Tidjane Thiam: from Paris with love
PRUDENTIAL boss Tidjane Thiam sent a pretty overt message to his French countrymen when he accepted his Grand Prix de l’Economie award last week.
Facing a packed Parisian audience (which included Christine Lagarde), Tidjane – a graduate of France’s top universities – chose to extol the UK’s business practices, describing the UK as having a “unique openness” to foreigners and praising the government for its meetings with business advisers – including the many non-British CEOs that run some of the country’s biggest firms.

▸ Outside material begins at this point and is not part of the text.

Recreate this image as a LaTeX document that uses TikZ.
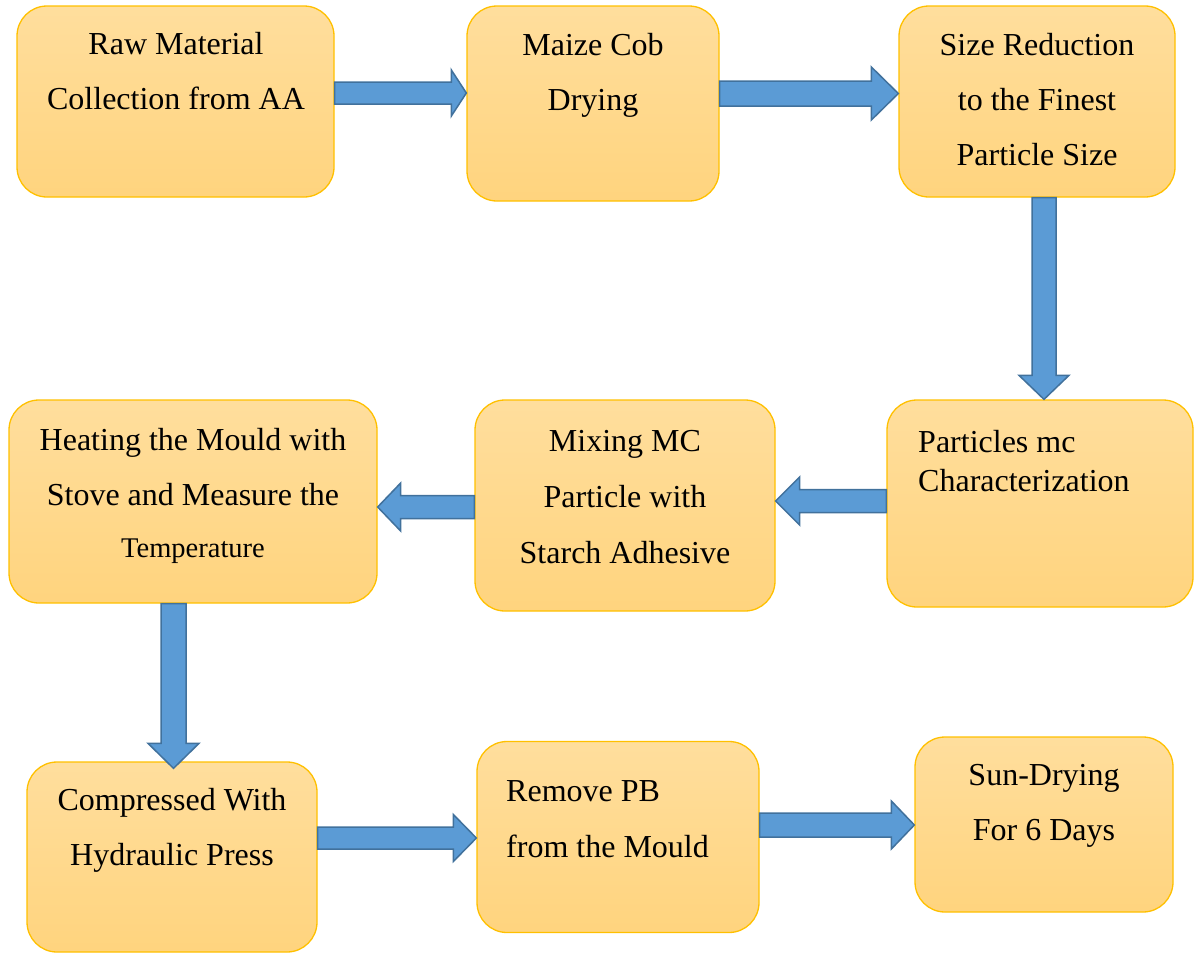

“Such openness, right up to the highest levels of government is unique – at least as far as I am aware – in the countries where I have lived,” he said, in a not very subtle dig at France. Thiam then went on to explain how he ended up on the other side of the channel.
“I did not go to London, or to the UK, rather it was the UK that came to me,” he explained.

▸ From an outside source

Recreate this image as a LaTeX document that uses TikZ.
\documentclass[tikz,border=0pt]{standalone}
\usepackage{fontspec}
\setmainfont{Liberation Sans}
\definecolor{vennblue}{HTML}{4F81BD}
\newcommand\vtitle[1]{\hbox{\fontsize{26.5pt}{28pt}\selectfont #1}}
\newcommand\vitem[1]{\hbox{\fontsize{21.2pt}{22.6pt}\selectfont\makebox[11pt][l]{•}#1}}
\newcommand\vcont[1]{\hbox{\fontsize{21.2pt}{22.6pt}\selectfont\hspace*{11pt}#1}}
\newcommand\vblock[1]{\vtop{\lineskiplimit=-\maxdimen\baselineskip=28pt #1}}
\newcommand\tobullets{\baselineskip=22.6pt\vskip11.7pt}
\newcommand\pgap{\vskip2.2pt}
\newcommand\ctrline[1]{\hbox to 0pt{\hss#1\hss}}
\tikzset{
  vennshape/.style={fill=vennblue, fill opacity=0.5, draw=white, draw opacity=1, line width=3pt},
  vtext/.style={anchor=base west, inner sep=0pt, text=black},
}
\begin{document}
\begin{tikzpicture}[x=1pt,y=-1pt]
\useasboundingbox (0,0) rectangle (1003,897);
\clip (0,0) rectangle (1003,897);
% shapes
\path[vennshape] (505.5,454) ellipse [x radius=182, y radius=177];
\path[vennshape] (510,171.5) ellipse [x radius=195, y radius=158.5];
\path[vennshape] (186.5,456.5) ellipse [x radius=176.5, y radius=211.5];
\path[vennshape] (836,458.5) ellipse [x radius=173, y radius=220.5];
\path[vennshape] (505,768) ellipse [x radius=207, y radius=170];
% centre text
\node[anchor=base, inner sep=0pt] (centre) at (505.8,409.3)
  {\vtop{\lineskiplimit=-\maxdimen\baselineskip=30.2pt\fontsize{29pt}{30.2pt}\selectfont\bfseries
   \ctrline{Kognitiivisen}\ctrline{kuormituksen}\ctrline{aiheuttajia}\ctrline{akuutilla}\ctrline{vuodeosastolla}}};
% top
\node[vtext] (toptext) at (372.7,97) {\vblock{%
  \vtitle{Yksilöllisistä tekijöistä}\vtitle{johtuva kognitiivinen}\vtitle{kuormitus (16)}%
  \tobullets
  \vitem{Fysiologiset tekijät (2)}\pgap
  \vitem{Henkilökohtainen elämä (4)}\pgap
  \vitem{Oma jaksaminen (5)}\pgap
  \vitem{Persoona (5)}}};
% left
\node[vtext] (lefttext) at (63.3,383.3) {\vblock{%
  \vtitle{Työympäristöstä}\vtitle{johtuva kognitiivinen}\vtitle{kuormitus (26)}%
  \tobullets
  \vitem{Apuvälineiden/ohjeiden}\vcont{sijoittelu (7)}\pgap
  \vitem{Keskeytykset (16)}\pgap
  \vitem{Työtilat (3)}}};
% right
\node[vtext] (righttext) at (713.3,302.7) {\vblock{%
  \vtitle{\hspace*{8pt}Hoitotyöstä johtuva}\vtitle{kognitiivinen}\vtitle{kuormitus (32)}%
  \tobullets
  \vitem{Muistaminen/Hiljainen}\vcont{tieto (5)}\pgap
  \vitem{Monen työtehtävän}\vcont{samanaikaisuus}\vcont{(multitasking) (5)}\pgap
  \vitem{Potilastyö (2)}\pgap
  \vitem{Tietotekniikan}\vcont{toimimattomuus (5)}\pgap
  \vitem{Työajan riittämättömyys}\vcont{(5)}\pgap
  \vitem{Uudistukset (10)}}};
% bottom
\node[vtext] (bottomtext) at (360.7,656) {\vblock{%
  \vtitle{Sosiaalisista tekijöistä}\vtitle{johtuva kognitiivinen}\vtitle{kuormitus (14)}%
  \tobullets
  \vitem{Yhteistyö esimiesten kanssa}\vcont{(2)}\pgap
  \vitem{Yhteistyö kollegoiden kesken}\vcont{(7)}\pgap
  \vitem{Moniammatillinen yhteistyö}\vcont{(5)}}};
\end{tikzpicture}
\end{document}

“I was approached by an insurance company that was looking to internationalise … To achieve this, the best solution was to recruit someone with an international profile, irrespective of their origins or nationality,” he added, paying tribute to Aviva (though, interestingly, he added that he eventually had to leave because he realised he would never rise to the top, regardless of what he did – and thus joined Prudential).
Though a diplomatic Thiam insisted he would “never say that France should become like the UK”, we’d wager his speech went down like a ton of briques.